▶ **Written problem**: Pictures stay out of the copy; set down each line of the listing below exactly.

▶ **Supplied information**:

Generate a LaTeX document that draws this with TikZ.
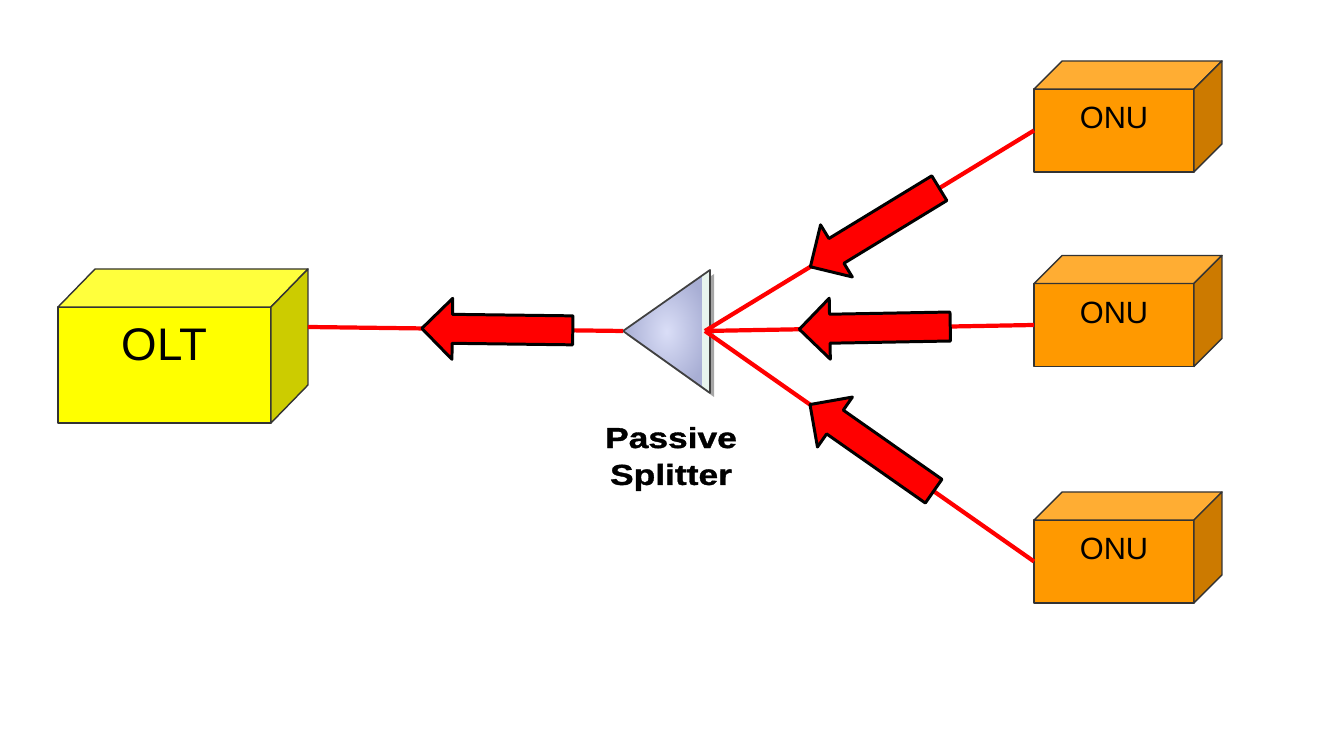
\documentclass[tikz,border=0pt]{standalone}
\usepackage{fontspec}
\setmainfont{Liberation Sans}
\newfontfamily\splitfont[FakeStretch=1.22, BoldFeatures={FakeBold=1.2}]{Liberation Sans}
\usetikzlibrary{shapes.arrows}
\definecolor{oltfront}{HTML}{FFFF00}
\definecolor{olttop}{HTML}{FFFF3C}
\definecolor{oltside}{HTML}{CCCC00}
\definecolor{onufront}{HTML}{FF9900}
\definecolor{onutop}{HTML}{FFAD33}
\definecolor{onuside}{HTML}{CC7A00}
\definecolor{splitin}{HTML}{DADEF7}
\definecolor{splitout}{HTML}{A8AED4}
\definecolor{splitedge}{HTML}{E8F4EE}
\tikzset{
  box/.style={draw=black!80, line width=0.8pt, line join=round, outer sep=0pt, inner sep=0pt},
  olt/.style={box, fill=oltfront, minimum width=4.26cm, minimum height=2.32cm},
  onu/.style={box, fill=onufront, minimum width=3.2cm, minimum height=1.66cm},
  olttext/.style={font=\fontsize{26}{30}\selectfont},
  onutext/.style={font=\fontsize{17.5}{21}\selectfont},
  splittext/.style={font=\splitfont\bfseries\fontsize{16.5}{21}\selectfont, align=center},
  fiber/.style={red, line width=2.4pt},
  uparrow/.style={single arrow, draw=black, fill=red, line width=1.7pt, line join=round,
    inner xsep=0pt, inner ysep=0.26cm, minimum height=3.02cm, minimum width=1.16cm,
    single arrow head extend=0.32cm, sloped, allow upside down}
}

\begin{document}
\begin{tikzpicture}[x=0.02cm, y=0.02cm]
\useasboundingbox (0,0) rectangle (1339,739);
% splitter
\coordinate (split-in) at (623,408);
\coordinate (split-out) at (705,408);
\fill[black!35] (627,404) -- (714,465) -- (714,342) -- cycle;
\shade[inner color=splitin, outer color=splitout] (623,408) -- (710,469) -- (710,346) -- cycle;
\fill[splitedge] (702,463.4) -- (710,469) -- (710,346) -- (702,352.6) -- cycle;
\draw[black!75, line width=1pt, line join=round] (623,408) -- (710,469) -- (710,346) -- cycle;
\node[splittext] (split-lbl) at (671,280) {Passive\\Splitter};
% OLT
\node[olt] (olt) at (164.5,374) {};
\filldraw[box, fill=olttop] (olt.north west) -- ++(37,38) -- ([shift={(37,38)}]olt.north east) -- (olt.north east) -- cycle;
\filldraw[box, fill=oltside] (olt.north east) -- ++(37,38) -- ([shift={(37,38)}]olt.south east) -- (olt.south east) -- cycle;
\node[olttext] (olt-lbl) at ([yshift=0.4cm]olt.center) {OLT};
\coordinate (olt-back) at ([shift={(37,38)}]olt.east);
% ONUs
\foreach \n/\y in {onu1/608.5, onu2/414, onu3/177.5} {
  \node[onu] (\n) at (1114,\y) {};
  \filldraw[box, fill=onutop] (\n.north west) -- ++(28,28) -- ([shift={(28,28)}]\n.north east) -- (\n.north east) -- cycle;
  \filldraw[box, fill=onuside] (\n.north east) -- ++(28,28) -- ([shift={(28,28)}]\n.south east) -- (\n.south east) -- cycle;
  \node[onutext] (\n-lbl) at ([yshift=0.25cm]\n.center) {ONU};
}
% fibers with upstream arrows
\draw[fiber] (split-in) -- node[uparrow, pos=0.376] (up0) {} (olt-back);
\draw[fiber] (onu1.west) -- node[uparrow, pos=0.465] (up1) {} (split-out);
\draw[fiber] (onu2.west) -- node[uparrow, pos=0.462] (up2) {} (split-out);
\draw[fiber] (onu3.west) -- node[uparrow, pos=0.475] (up3) {} (split-out);
\end{tikzpicture}
\end{document}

▶ **Response**:
Generate a LaTeX document that draws this with TikZ.
\documentclass[tikz,border=0pt]{standalone}
\usepackage{fontspec}
\setmainfont{Liberation Sans}
\newfontfamily\splitfont[FakeStretch=1.22, BoldFeatures={FakeBold=1.2}]{Liberation Sans}
\usetikzlibrary{shapes.arrows}
\definecolor{oltfront}{HTML}{FFFF00}
\definecolor{olttop}{HTML}{FFFF3C}
\definecolor{oltside}{HTML}{CCCC00}
\definecolor{onufront}{HTML}{FF9900}
\definecolor{onutop}{HTML}{FFAD33}
\definecolor{onuside}{HTML}{CC7A00}
\definecolor{splitin}{HTML}{DADEF7}
\definecolor{splitout}{HTML}{A8AED4}
\definecolor{splitedge}{HTML}{E8F4EE}
\tikzset{
  box/.style={draw=black!80, line width=0.8pt, line join=round, outer sep=0pt, inner sep=0pt},
  olt/.style={box, fill=oltfront, minimum width=4.26cm, minimum height=2.32cm},
  onu/.style={box, fill=onufront, minimum width=3.2cm, minimum height=1.66cm},
  olttext/.style={font=\fontsize{26}{30}\selectfont},
  onutext/.style={font=\fontsize{17.5}{21}\selectfont},
  splittext/.style={font=\splitfont\bfseries\fontsize{16.5}{21}\selectfont, align=center},
  fiber/.style={red, line width=2.4pt},
  uparrow/.style={single arrow, draw=black, fill=red, line width=1.7pt, line join=round,
    inner xsep=0pt, inner ysep=0.26cm, minimum height=3.02cm, minimum width=1.16cm,
    single arrow head extend=0.32cm, sloped, allow upside down}
}

\begin{document}
\begin{tikzpicture}[x=0.02cm, y=0.02cm]
\useasboundingbox (0,0) rectangle (1339,739);
% splitter
\coordinate (split-in) at (623,408);
\coordinate (split-out) at (705,408);
\fill[black!35] (627,404) -- (714,465) -- (714,342) -- cycle;
\shade[inner color=splitin, outer color=splitout] (623,408) -- (710,469) -- (710,346) -- cycle;
\fill[splitedge] (702,463.4) -- (710,469) -- (710,346) -- (702,352.6) -- cycle;
\draw[black!75, line width=1pt, line join=round] (623,408) -- (710,469) -- (710,346) -- cycle;
\node[splittext] (split-lbl) at (671,280) {Passive\\Splitter};
% OLT
\node[olt] (olt) at (164.5,374) {};
\filldraw[box, fill=olttop] (olt.north west) -- ++(37,38) -- ([shift={(37,38)}]olt.north east) -- (olt.north east) -- cycle;
\filldraw[box, fill=oltside] (olt.north east) -- ++(37,38) -- ([shift={(37,38)}]olt.south east) -- (olt.south east) -- cycle;
\node[olttext] (olt-lbl) at ([yshift=0.4cm]olt.center) {OLT};
\coordinate (olt-back) at ([shift={(37,38)}]olt.east);
% ONUs
\foreach \n/\y in {onu1/608.5, onu2/414, onu3/177.5} {
  \node[onu] (\n) at (1114,\y) {};
  \filldraw[box, fill=onutop] (\n.north west) -- ++(28,28) -- ([shift={(28,28)}]\n.north east) -- (\n.north east) -- cycle;
  \filldraw[box, fill=onuside] (\n.north east) -- ++(28,28) -- ([shift={(28,28)}]\n.south east) -- (\n.south east) -- cycle;
  \node[onutext] (\n-lbl) at ([yshift=0.25cm]\n.center) {ONU};
}
% fibers with upstream arrows
\draw[fiber] (split-in) -- node[uparrow, pos=0.376] (up0) {} (olt-back);
\draw[fiber] (onu1.west) -- node[uparrow, pos=0.465] (up1) {} (split-out);
\draw[fiber] (onu2.west) -- node[uparrow, pos=0.462] (up2) {} (split-out);
\draw[fiber] (onu3.west) -- node[uparrow, pos=0.475] (up3) {} (split-out);
\end{tikzpicture}
\end{document}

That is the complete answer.